### [Written exercise]
Exactly the lines from the line with "Give me the matplotlib source for this chart." to the line with "2.34, 2.13, 1.92]" should be extracted, both included, with no other lines.

[Begin Entries provided]

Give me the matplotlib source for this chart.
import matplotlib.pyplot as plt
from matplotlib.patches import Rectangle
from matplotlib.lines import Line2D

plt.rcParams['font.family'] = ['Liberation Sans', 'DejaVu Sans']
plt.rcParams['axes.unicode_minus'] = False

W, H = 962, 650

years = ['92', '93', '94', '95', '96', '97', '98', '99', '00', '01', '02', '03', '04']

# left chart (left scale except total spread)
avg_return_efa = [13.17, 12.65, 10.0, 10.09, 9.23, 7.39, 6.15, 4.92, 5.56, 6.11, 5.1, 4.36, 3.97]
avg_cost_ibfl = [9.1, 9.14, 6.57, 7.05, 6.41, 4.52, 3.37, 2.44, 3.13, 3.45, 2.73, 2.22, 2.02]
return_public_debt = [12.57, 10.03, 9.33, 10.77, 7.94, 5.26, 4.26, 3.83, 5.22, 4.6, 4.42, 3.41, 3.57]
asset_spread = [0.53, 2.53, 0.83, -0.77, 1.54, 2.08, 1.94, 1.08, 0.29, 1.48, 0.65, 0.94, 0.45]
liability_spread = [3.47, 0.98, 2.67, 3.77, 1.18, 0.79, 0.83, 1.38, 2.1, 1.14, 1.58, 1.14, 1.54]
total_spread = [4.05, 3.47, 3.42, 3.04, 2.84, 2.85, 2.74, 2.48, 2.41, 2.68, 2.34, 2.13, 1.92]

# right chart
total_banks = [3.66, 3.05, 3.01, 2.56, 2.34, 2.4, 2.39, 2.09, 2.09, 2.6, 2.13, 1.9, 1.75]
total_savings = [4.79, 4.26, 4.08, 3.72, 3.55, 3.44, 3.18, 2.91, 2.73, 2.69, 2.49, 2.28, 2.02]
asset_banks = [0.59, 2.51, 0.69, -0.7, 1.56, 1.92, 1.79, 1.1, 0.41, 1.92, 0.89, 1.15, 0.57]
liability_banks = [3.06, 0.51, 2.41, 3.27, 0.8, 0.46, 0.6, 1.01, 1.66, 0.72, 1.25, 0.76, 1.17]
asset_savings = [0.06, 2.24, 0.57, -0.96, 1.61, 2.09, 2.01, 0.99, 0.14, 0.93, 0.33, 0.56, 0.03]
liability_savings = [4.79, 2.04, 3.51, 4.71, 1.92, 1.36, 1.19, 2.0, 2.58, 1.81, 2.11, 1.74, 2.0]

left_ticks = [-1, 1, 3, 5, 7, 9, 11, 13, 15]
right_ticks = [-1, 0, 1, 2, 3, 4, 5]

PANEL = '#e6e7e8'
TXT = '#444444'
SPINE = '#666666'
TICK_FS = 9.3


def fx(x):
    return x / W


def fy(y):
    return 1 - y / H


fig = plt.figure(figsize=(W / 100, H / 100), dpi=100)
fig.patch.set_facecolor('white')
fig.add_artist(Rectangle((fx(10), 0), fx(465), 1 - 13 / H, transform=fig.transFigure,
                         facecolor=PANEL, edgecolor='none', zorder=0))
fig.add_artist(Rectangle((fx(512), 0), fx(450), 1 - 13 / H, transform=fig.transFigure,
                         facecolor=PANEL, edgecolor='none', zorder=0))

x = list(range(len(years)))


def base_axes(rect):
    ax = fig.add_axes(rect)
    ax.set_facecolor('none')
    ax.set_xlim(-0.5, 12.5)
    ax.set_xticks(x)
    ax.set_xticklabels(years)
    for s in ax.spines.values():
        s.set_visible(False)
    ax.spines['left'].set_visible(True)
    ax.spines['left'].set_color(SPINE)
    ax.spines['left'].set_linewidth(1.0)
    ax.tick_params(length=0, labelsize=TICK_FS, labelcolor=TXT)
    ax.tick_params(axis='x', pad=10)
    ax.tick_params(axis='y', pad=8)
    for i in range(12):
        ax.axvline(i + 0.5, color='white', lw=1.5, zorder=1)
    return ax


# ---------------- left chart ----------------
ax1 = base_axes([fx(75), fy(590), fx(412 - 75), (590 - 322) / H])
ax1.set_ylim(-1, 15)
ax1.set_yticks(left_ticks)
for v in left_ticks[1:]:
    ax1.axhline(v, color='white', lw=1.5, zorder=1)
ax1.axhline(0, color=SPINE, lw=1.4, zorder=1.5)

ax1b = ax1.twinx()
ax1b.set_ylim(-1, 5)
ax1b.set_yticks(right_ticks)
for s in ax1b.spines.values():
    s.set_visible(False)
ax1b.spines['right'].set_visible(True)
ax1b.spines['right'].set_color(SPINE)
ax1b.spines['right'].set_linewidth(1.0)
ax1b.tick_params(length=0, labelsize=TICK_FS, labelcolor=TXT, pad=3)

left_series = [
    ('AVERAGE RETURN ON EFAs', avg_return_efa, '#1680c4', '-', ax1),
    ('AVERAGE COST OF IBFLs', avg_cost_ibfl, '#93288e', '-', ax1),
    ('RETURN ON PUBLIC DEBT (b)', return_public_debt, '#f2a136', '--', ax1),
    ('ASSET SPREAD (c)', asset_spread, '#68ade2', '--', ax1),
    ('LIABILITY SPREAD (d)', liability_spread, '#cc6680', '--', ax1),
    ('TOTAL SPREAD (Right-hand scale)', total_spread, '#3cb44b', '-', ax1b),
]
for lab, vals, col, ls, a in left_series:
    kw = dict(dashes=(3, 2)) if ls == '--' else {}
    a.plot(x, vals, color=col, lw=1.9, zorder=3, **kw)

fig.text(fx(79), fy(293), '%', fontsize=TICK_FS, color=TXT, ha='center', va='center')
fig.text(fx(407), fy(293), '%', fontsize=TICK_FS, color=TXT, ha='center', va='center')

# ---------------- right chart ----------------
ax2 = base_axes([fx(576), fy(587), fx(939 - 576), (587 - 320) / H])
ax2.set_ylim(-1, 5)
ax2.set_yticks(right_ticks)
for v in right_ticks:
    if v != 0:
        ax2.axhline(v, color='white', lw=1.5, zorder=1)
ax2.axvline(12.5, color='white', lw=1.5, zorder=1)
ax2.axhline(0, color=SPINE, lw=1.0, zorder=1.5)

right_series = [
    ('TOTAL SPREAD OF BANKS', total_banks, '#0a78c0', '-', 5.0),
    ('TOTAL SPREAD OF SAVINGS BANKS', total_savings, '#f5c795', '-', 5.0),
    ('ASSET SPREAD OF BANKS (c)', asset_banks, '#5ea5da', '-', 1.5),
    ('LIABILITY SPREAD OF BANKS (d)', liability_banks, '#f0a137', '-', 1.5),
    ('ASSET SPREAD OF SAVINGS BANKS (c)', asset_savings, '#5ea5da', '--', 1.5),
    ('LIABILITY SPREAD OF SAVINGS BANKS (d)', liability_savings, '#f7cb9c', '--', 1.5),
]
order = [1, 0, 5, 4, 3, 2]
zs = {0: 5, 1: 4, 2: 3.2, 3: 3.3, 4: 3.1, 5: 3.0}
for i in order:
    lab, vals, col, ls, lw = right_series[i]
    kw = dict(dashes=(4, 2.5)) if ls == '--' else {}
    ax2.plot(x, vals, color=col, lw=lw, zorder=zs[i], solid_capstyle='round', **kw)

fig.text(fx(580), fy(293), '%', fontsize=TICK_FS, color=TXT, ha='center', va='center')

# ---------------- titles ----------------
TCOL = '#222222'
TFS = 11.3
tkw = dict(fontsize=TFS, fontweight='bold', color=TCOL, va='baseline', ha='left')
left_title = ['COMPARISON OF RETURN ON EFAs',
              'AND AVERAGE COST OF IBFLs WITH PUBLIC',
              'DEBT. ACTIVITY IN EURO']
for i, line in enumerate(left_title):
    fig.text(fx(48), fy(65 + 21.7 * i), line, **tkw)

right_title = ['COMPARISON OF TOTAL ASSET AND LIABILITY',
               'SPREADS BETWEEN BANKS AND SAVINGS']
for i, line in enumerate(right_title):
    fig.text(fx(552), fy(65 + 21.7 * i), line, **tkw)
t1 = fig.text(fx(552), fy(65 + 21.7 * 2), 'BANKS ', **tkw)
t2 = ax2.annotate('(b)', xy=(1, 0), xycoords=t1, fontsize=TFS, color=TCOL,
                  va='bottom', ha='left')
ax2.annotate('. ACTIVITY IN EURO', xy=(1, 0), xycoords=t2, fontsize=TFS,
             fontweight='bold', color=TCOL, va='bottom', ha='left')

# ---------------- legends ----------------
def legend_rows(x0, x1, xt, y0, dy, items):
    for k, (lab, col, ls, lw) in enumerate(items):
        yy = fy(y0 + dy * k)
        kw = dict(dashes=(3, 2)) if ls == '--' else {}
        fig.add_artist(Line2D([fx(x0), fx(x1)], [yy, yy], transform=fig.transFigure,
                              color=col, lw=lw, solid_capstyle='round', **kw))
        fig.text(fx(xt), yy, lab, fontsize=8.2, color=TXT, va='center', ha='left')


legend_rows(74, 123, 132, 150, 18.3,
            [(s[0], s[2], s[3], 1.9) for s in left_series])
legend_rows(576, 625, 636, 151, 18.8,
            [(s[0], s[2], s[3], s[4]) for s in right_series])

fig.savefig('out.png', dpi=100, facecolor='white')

[End Entries provided]
[Begin Entries provided]

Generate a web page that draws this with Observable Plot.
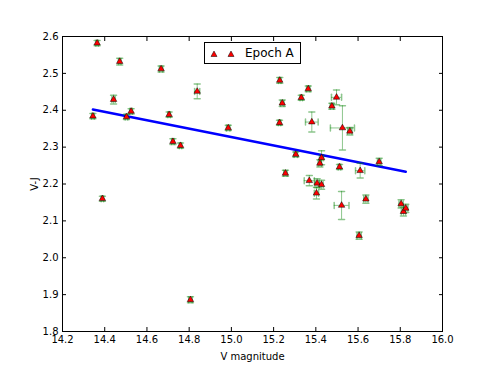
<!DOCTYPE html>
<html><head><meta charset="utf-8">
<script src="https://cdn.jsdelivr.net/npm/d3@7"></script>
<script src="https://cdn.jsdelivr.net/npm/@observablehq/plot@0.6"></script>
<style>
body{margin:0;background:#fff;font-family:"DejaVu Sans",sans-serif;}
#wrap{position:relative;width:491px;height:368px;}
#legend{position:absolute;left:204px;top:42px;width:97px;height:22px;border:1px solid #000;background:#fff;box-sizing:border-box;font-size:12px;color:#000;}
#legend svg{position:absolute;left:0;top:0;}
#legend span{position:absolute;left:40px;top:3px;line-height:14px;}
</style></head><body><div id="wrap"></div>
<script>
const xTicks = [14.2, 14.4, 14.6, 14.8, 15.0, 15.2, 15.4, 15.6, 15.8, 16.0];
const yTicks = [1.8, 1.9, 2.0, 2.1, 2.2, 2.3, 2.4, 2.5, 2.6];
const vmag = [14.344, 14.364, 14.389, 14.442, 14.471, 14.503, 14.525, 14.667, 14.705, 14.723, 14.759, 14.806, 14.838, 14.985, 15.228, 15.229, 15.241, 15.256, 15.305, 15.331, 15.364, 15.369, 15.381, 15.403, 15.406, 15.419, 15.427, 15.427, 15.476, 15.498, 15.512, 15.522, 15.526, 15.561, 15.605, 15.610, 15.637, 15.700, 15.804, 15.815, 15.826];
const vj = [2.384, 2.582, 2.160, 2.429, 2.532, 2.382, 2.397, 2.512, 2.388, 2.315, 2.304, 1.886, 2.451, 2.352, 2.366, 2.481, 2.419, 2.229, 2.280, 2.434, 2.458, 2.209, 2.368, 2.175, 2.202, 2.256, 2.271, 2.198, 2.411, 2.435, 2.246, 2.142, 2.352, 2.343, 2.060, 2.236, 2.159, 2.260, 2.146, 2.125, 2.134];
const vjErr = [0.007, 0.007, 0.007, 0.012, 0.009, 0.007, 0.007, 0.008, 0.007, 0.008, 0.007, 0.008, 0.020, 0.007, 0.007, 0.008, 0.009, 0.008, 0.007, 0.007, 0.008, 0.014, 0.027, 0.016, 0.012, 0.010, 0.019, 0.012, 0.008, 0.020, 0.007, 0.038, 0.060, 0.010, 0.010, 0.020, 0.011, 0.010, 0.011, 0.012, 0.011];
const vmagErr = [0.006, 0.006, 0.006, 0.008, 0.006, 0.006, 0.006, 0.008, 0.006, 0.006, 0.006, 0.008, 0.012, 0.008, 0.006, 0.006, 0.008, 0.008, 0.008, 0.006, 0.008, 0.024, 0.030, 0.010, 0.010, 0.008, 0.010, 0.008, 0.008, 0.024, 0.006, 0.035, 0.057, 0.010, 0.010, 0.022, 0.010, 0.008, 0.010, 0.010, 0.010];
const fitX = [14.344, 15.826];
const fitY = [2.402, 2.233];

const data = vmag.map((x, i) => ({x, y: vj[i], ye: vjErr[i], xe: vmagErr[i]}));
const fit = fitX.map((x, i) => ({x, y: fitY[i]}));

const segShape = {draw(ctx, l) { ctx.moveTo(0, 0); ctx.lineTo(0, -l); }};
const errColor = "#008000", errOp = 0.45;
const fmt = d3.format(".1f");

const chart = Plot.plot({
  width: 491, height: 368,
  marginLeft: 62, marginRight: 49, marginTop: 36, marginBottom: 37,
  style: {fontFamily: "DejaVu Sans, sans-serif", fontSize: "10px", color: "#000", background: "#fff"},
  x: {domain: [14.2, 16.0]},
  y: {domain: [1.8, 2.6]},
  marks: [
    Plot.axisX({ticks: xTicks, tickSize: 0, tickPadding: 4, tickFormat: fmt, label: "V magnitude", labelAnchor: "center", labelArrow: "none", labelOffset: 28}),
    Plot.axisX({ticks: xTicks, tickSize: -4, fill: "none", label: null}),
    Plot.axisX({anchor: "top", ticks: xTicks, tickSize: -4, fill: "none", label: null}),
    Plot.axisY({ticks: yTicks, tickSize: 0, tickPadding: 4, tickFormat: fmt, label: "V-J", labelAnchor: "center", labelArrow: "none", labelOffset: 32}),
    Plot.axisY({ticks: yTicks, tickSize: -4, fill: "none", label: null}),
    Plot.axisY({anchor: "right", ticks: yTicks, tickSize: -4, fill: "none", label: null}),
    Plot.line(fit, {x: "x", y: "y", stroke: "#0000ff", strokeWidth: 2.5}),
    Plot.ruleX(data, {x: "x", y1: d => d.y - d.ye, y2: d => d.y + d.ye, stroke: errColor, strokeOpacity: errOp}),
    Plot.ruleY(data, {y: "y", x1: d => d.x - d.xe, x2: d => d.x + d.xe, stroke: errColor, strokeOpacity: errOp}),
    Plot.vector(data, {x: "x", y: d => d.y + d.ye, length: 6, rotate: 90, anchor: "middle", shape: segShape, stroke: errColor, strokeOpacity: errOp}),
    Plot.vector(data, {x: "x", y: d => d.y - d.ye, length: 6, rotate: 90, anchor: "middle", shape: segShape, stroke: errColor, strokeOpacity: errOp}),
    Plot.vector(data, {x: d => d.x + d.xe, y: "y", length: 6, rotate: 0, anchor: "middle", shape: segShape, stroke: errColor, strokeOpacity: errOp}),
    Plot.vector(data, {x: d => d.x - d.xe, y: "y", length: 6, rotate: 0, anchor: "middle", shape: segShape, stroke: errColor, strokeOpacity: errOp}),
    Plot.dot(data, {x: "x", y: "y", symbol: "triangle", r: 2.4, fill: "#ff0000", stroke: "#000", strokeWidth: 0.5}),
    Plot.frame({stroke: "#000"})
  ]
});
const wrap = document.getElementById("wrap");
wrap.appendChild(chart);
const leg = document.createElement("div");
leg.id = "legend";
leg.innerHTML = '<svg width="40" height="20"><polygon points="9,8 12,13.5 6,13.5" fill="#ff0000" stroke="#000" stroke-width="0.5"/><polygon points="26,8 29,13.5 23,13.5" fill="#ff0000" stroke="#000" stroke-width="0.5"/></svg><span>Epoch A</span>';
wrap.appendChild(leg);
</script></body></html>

[End Entries provided]

### [Answer in full]
Give me the matplotlib source for this chart.
import matplotlib.pyplot as plt
from matplotlib.patches import Rectangle
from matplotlib.lines import Line2D

plt.rcParams['font.family'] = ['Liberation Sans', 'DejaVu Sans']
plt.rcParams['axes.unicode_minus'] = False

W, H = 962, 650

years = ['92', '93', '94', '95', '96', '97', '98', '99', '00', '01', '02', '03', '04']

# left chart (left scale except total spread)
avg_return_efa = [13.17, 12.65, 10.0, 10.09, 9.23, 7.39, 6.15, 4.92, 5.56, 6.11, 5.1, 4.36, 3.97]
avg_cost_ibfl = [9.1, 9.14, 6.57, 7.05, 6.41, 4.52, 3.37, 2.44, 3.13, 3.45, 2.73, 2.22, 2.02]
return_public_debt = [12.57, 10.03, 9.33, 10.77, 7.94, 5.26, 4.26, 3.83, 5.22, 4.6, 4.42, 3.41, 3.57]
asset_spread = [0.53, 2.53, 0.83, -0.77, 1.54, 2.08, 1.94, 1.08, 0.29, 1.48, 0.65, 0.94, 0.45]
liability_spread = [3.47, 0.98, 2.67, 3.77, 1.18, 0.79, 0.83, 1.38, 2.1, 1.14, 1.58, 1.14, 1.54]
total_spread = [4.05, 3.47, 3.42, 3.04, 2.84, 2.85, 2.74, 2.48, 2.41, 2.68, 2.34, 2.13, 1.92]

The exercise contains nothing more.